Carlos Urien1 and Craig Schiefelbein2
1 Urien & Associates, Buenos Aires, Argentina
2 Geochemical Solutions International, Inc, Houston, TX

Focused efforts and the presence of oil-prone source rocks within the pre-salt (Early Cretaceous) lacustrine rift sequences and Middle to Late Cretaceous deep marine sequences have resulted in exploration success in both shallow and deep waters of the Equatorial and mid-Atlantic regions of Africa and Brazil. Similar efforts in the South African Orange Basin have also yielded positive results, all of which should encourage focus on the heretofore under-explored southwestern basins of Southern Brazil and Argentina.

After break-up and continental drifting, intracratonic basins that developed during the formation of Gondwana were partially preserved in South America, Africa, Antarctica and Australia. Subsequent transtensional forces produced transform fractures resulting in the formation of the Salado, Colorado, Rawson and North Malvinas aulacogens that, together with the Luderitz and Orange basins, formed the initial triple-junction, where the first syn-rift continental sequences were deposited. This initial rift propagated northward to the zone of equatorial fractures.
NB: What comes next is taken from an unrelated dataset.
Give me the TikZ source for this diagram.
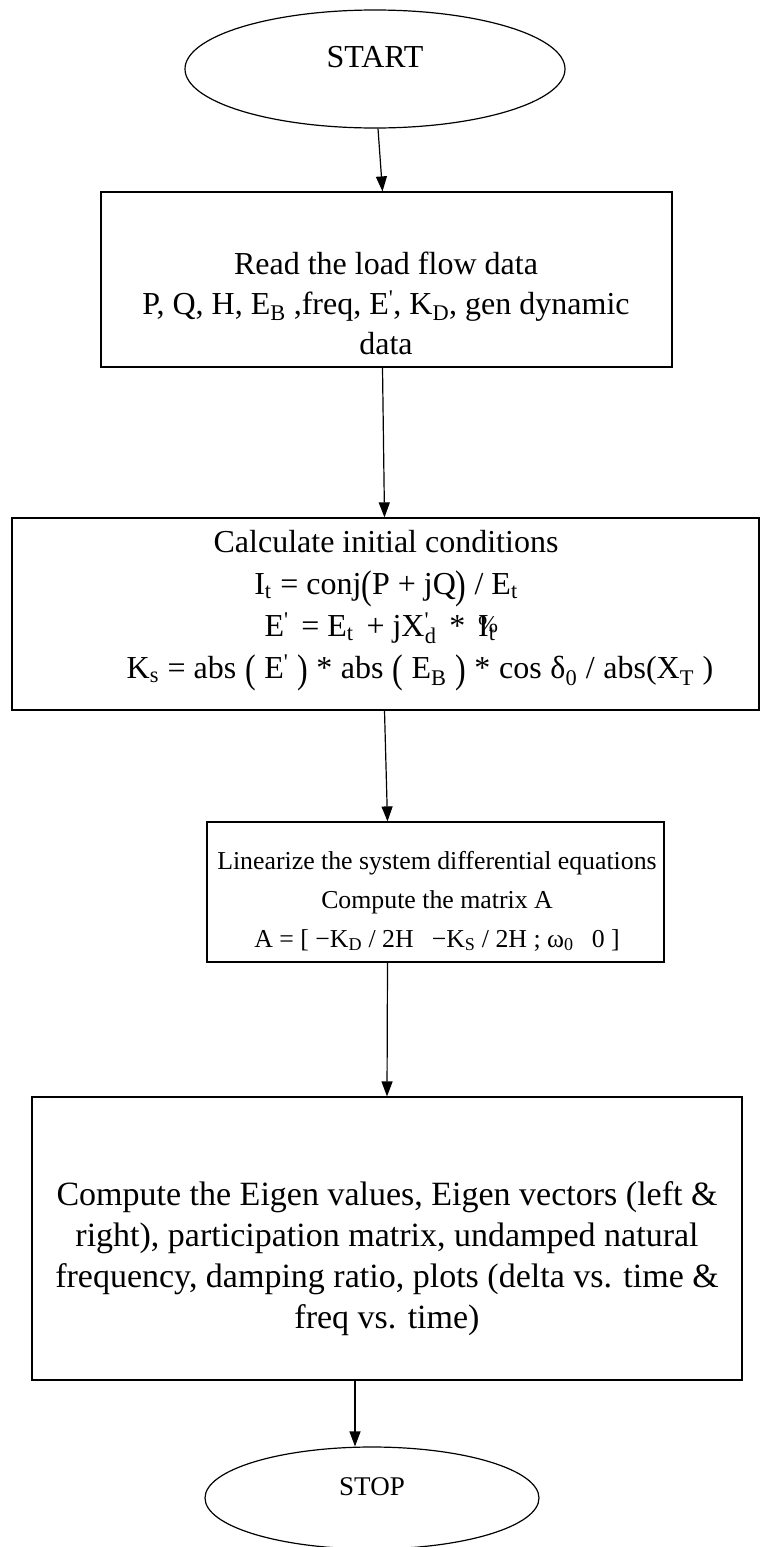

Grabens and half-grabens evolved into “marginal basins” that are preserved in the Continental Margin of Eastern South America and its conjugate, Western Africa.

The present study summarizes the basic paleoclimatic, paleoenvironmental and paleogeographic evidence that supports the existence of proven and possible Petroleum Systems in this region. Geochemical data from crude oils and potential source rocks obtained from DSDP sites, outcrops, and exploration wells indicate favourable conditions for the accumulation and preservation of oil-prone organic matter of diverse origin (fresh water lacustrine, brackish lacustrine, marine, hypersaline and deltaic marine) and age that varies from Jurassic to Tertiary. These data also support adequate thermal evolution and the presence of migration paths, reservoirs and seals.